The detention of journalists is not exceptional in Turkey: The Committee to Protect Journalists says the country was the world's worst jailer of journalists in 2012 and 2013, and among the 10 worst this year. However, reports of the detention of Turkish journalist Sedef Kabas on Tuesday suggest a remarkably low bar for arrest: a single tweet.
Kabas had posted on Twitter a picture of a judge who had dropped a high-profile corruption probe this month, telling her 18,000-plus followers to not forget his name. In an interview with the Turkish Web site Radikal, the former television host said her home was raided Tuesday, with police demanding that she hand over her phone, laptop and iPad. She said she was accused of "targeting people who are involved in anti-terror operations."

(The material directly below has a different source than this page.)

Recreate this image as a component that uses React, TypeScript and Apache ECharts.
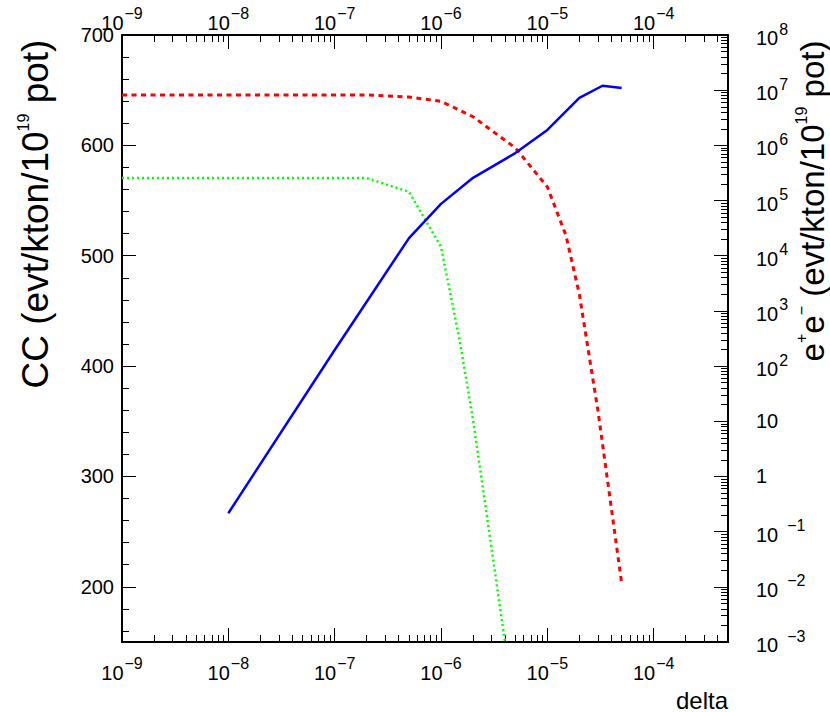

In the past year, social media has become a controversial subject in Turkey. “Twitter, mwitter!” Turkish President Recep Tayyip Erdogan infamously said earlier this year, before implementing a broad yet ineffective ban on the microblogging service.
It'd be tempting to dismiss the aversion to Twitter as typical behavior for Erdogan: The Turkish leader and his governing Justice and Development Party (AKP) have pushed a blend of Islamist nationalism that has looked increasingly eccentric over the past year: arguing passionately that Muslim explorers were the first to discover America, for instance.
However, the battle over social media in Turkey often seems to signify more dramatic struggles behind the scenes. Kabas's tweet had referenced a corruption probe that began Dec. 17, 2013, when 53 people, many deeply linked to the AKP, were arrested in dramatic raids across Turkey. Although that investigation was eventually dropped this month, it shook Turkish society: As the Financial Times notes, Turkey fell 11 places in Transparency International's recently released Corruption Perceptions Index.
A few months later, someone with inside knowledge of the Turkish political elite began to leak damaging information: One recording posted online in February even appeared to feature Erdogan telling his son to get rid of a large amount of cash (Erdogan says the recording was faked). The rumors spread mostly on social media, in particular on a number of anonymous Twitter accounts.
The AKP and Erdogan were quite clear in deciding whom to blame for these problems: a U.S.-based Islamic cleric who held deep sway in Turkey. Fethullah Gulen, who now lives in Pennsylvania but was born near the Turkish city of Erzurum, had once been an ally of the AKP, espousing a modern and business- and education-friendly concept of Islam that fitted well with the party's ideals. In a country with a history of "deep state" conspiracies, many suspected that a network of Gulen supporters in the police and judiciary were working to oust Erdogan, who had been prime minister of the country since 2003 and took over the president's office in 2014.
The conflict between the AKP and Gulen largely faded from view in the past few months, as controversial comments by Erdogan and the conflict in neighboring Syria and Iraq dominated headlines. But it quietly returned recently: Not only was the corruption investigation dropped, but four prosecutors who had pursued the case have been suspended. In addition, a number of journalists were arrested (including Ekrem Dumanli, editor in chief of Zaman, a leading newspaper with links to the Gulen movement), and there were reports that an arrest warrant for Gulen had been issued.
The situation is worrying for many Turks, not just journalists. Erdogan, however, has denied that journalists are being silenced. "Nowhere in the world is the press freer than it is in Turkey," he said in a televised speech to a conference in Ankara last week. "I'm very sure of myself when I say this."